TASK DESCRIPTION: In this exercise, the entries below include pictures. Repeat exactly the lines from the line with "Write a Python" to the line with "ax.plot(x, emergentes, color='#767676', lw=2.0, label='Economías", including both, but without the pictures.

::::::::::

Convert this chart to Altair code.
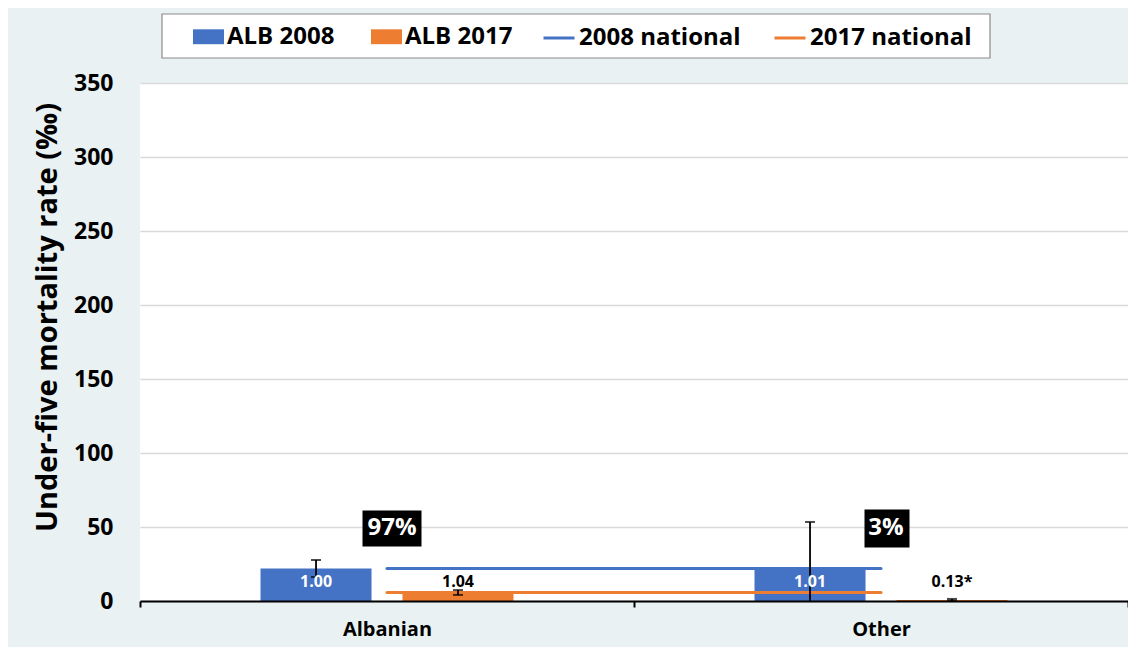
import altair as alt
import pandas as pd

categories = ["Albanian", "Other"]
bar_series = ["ALB 2008", "ALB 2017"]
line_series = ["2008 national", "2017 national"]
rate_2008 = [22.0, 22.2]
rate_2017 = [6.0, 0.75]
lo_2008 = [16.2, 0.0]
hi_2008 = [27.7, 53.4]
lo_2017 = [4.1, 0.2]
hi_2017 = [7.4, 1.4]
ratio_2008 = ["1.00", "1.01"]
ratio_2017 = ["1.04", "0.13*"]
national_2008 = [22.0, 22.0]
national_2017 = [5.8, 5.8]
shares = ["97%", "3%"]
share_level = 49

BLUE = "#4472C4"
ORANGE = "#ED7D31"
FONT = "Open Sans"

rows = []
for i, c in enumerate(categories):
    rows.append(dict(category=c, series="ALB 2008", value=rate_2008[i], lo=lo_2008[i],
                     hi=hi_2008[i], label=ratio_2008[i]))
    rows.append(dict(category=c, series="ALB 2017", value=rate_2017[i], lo=lo_2017[i],
                     hi=hi_2017[i], label=ratio_2017[i]))
bars_df = pd.DataFrame(rows)

lrows = []
for i, c in enumerate(categories):
    lrows.append(dict(category=c, series="2008 national", value=national_2008[i]))
    lrows.append(dict(category=c, series="2017 national", value=national_2017[i]))
lines_df = pd.DataFrame(lrows)

share_df = pd.DataFrame({"category": categories, "share": shares})

x_enc = alt.X("category:N", scale=alt.Scale(domain=categories, paddingInner=0, paddingOuter=0),
              axis=alt.Axis(title=None, labelFont=FONT, labelFontSize=20, labelFontWeight="bold",
                            labelColor="black", domainColor="black", domainWidth=2,
                            tickColor="black", tickWidth=2, tickSize=6, tickBand="extent",
                            labelPadding=12, grid=False, labelAngle=0, zindex=1))
xoff_enc = alt.XOffset("series:N", scale=alt.Scale(domain=bar_series, paddingInner=0.218,
                                                   paddingOuter=0.849))
y_scale = alt.Scale(domain=[0, 350], nice=False)
y_enc = alt.Y("value:Q", scale=y_scale,
              axis=alt.Axis(title="Under-five mortality rate (‰)", values=list(range(0, 351, 50)),
                            labelFont=FONT, labelFontSize=23, labelFontWeight="bold",
                            labelColor="black", labelPadding=27, domain=False, ticks=False,
                            gridColor="#D9D9D9", gridWidth=1.5,
                            titleFont=FONT, titleFontSize=29, titleFontWeight="bold",
                            titleColor="black", titleX=-93, titleY=234, titleAngle=-90,
                            titleAlign="center", titleBaseline="middle", titleLimit=600))

common_legend = dict(title=None, orient="none", direction="horizontal", columns=2,
                     labelFont=FONT, labelFontSize=24, labelFontWeight="bold",
                     labelColor="black", labelOffset=3, symbolSize=961,
                     padding=0, labelLimit=400)
bar_legend = alt.Legend(legendX=53, legendY=-62, symbolType="M-1,-0.48H1V0.48H-1Z",
                        symbolStrokeWidth=0, columnPadding=36, **common_legend)
line_legend = alt.Legend(legendX=402, legendY=-62, symbolType="stroke",
                         symbolStrokeWidth=3, columnPadding=27, **common_legend)

frame = alt.Chart(pd.DataFrame({"a": [0]})).mark_rect(
    fill="white", stroke="#8C8C8C", strokeWidth=1.2).encode(
    x=alt.value(22), x2=alt.value(850), y=alt.value(-69), y2=alt.value(-25))

bars = alt.Chart(bars_df).mark_bar().encode(
    x=x_enc, xOffset=xoff_enc, y=y_enc,
    color=alt.Color("series:N", scale=alt.Scale(domain=bar_series, range=[BLUE, ORANGE]),
                    legend=bar_legend))

lines = alt.Chart(lines_df).mark_line(strokeWidth=3, strokeCap="round").encode(
    x=alt.X("category:N"), y=alt.Y("value:Q"),
    stroke=alt.Stroke("series:N", scale=alt.Scale(domain=line_series, range=[BLUE, ORANGE]),
                      legend=line_legend),
    detail="series:N")

err_rule = alt.Chart(bars_df).mark_rule(color="black", strokeWidth=1.8).encode(
    x=alt.X("category:N"), xOffset=alt.XOffset("series:N"),
    y=alt.Y("lo:Q"), y2="hi:Q")
err_hi = alt.Chart(bars_df).mark_tick(color="black", thickness=2, size=10).encode(
    x=alt.X("category:N"), xOffset=alt.XOffset("series:N"), y=alt.Y("hi:Q"))
err_lo = alt.Chart(bars_df).transform_filter("datum.lo > 0").mark_tick(
    color="black", thickness=2, size=10).encode(
    x=alt.X("category:N"), xOffset=alt.XOffset("series:N"), y=alt.Y("lo:Q"))

labels = alt.Chart(bars_df).mark_text(font=FONT, fontSize=16, fontWeight="bold",
                                      baseline="middle", dy=-19).encode(
    x=alt.X("category:N"), xOffset=alt.XOffset("series:N"), y=alt.datum(0),
    text="label:N",
    color=alt.condition("datum.series == 'ALB 2008'", alt.value("white"), alt.value("black")))

box97 = alt.Chart(share_df).transform_filter("datum.share == '97%'").mark_point(
    shape="M-1,-0.61H1V0.61H-1Z", size=3481, filled=True, color="black", opacity=1,
    xOffset=5).encode(x=alt.X("category:N"), y=alt.datum(share_level))
box3 = alt.Chart(share_df).transform_filter("datum.share == '3%'").mark_point(
    shape="M-1,-0.84H1V0.84H-1Z", size=2025, filled=True, color="black", opacity=1,
    xOffset=6).encode(x=alt.X("category:N"), y=alt.datum(share_level))
share_text = alt.Chart(share_df).mark_text(font=FONT, fontSize=24, fontWeight="bold",
                                           color="white", baseline="middle", dx=5).encode(
    x=alt.X("category:N"), y=alt.datum(share_level), text="share:N")

chart = alt.layer(frame, bars, lines, err_rule, err_hi, err_lo, labels, box97, box3,
                  share_text).properties(
    width=988, height=518,
    autosize=alt.AutoSizeParams(type="none"),
    padding={"left": 132, "top": 75, "right": 0, "bottom": 46},
).configure(background="#E9F1F3").configure_view(fill="white", stroke=None)

chart.save("out.html", embed_options={"renderer": "svg", "actions": False})
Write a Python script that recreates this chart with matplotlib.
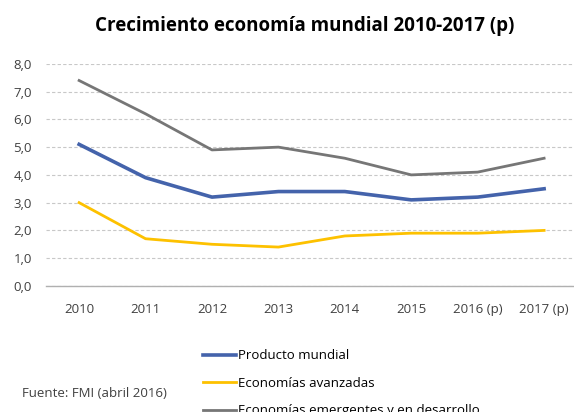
import matplotlib.pyplot as plt

years = ['2010', '2011', '2012', '2013', '2014', '2015', '2016 (p)', '2017 (p)']
producto_mundial = [5.1, 3.9, 3.2, 3.4, 3.4, 3.1, 3.2, 3.5]
avanzadas = [3.0, 1.7, 1.5, 1.4, 1.8, 1.9, 1.9, 2.0]
emergentes = [7.4, 6.2, 4.9, 5.0, 4.6, 4.0, 4.1, 4.6]

plt.rcParams['font.family'] = ['Open Sans', 'DejaVu Sans']

fig = plt.figure(figsize=(5.74, 4.12), dpi=100)
ax = fig.add_axes([0.080, 0.306, 0.92, 0.539])

x = range(len(years))
ax.plot(x, producto_mundial, color='#4463ab', lw=2.6, label='Producto mundial')
ax.plot(x, avanzadas, color='#fdc100', lw=2.0, label='Economías avanzadas')
ax.plot(x, emergentes, color='#767676', lw=2.0, label='Economías emergentes y en desarrollo')

ax.set_xlim(-0.5, 7.45)
ax.set_ylim(0, 8)
ax.set_yticks(range(0, 9))
ax.set_yticklabels([f'{v},0' for v in range(0, 9)], fontsize=9.5, color='#404040')
ax.set_xticks(list(x))
ax.set_xticklabels(years, fontsize=9.5, color='#404040')
ax.tick_params(length=0, pad=12)
ax.tick_params(axis='y', pad=10)
ax.grid(axis='y', color='#c8c8c8', ls=(0, (3, 2)), lw=0.8)
ax.set_axisbelow(True)
for s in ['top', 'right', 'left']:
    ax.spines[s].set_visible(False)
ax.spines['bottom'].set_color('#b0b0b0')
ax.spines['bottom'].set_linewidth(1.0)

fig.text(0.531, 0.937, 'Crecimiento economía mundial 2010-2017 (p)', ha='center', va='center',
         fontsize=13.5, fontweight='bold', color='black')

fig.legend(loc='upper left', bbox_to_anchor=(0.354, 0.152),
           frameon=False, fontsize=9.5, handlelength=2.5, handletextpad=0.1,
           labelspacing=1.1, borderaxespad=0, borderpad=0)

fig.text(0.038, 0.044, 'Fuente: FMI (abril 2016)', fontsize=9.5, color='#404040', va='center')

fig.savefig('out.png', dpi=100)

::::::::::

THE COMPLETED TASK:
Write a Python script that recreates this chart with matplotlib.
import matplotlib.pyplot as plt

years = ['2010', '2011', '2012', '2013', '2014', '2015', '2016 (p)', '2017 (p)']
producto_mundial = [5.1, 3.9, 3.2, 3.4, 3.4, 3.1, 3.2, 3.5]
avanzadas = [3.0, 1.7, 1.5, 1.4, 1.8, 1.9, 1.9, 2.0]
emergentes = [7.4, 6.2, 4.9, 5.0, 4.6, 4.0, 4.1, 4.6]

plt.rcParams['font.family'] = ['Open Sans', 'DejaVu Sans']

fig = plt.figure(figsize=(5.74, 4.12), dpi=100)
ax = fig.add_axes([0.080, 0.306, 0.92, 0.539])

x = range(len(years))
ax.plot(x, producto_mundial, color='#4463ab', lw=2.6, label='Producto mundial')
ax.plot(x, avanzadas, color='#fdc100', lw=2.0, label='Economías avanzadas')
ax.plot(x, emergentes, color='#767676', lw=2.0, label='Economías emergentes y en desarrollo')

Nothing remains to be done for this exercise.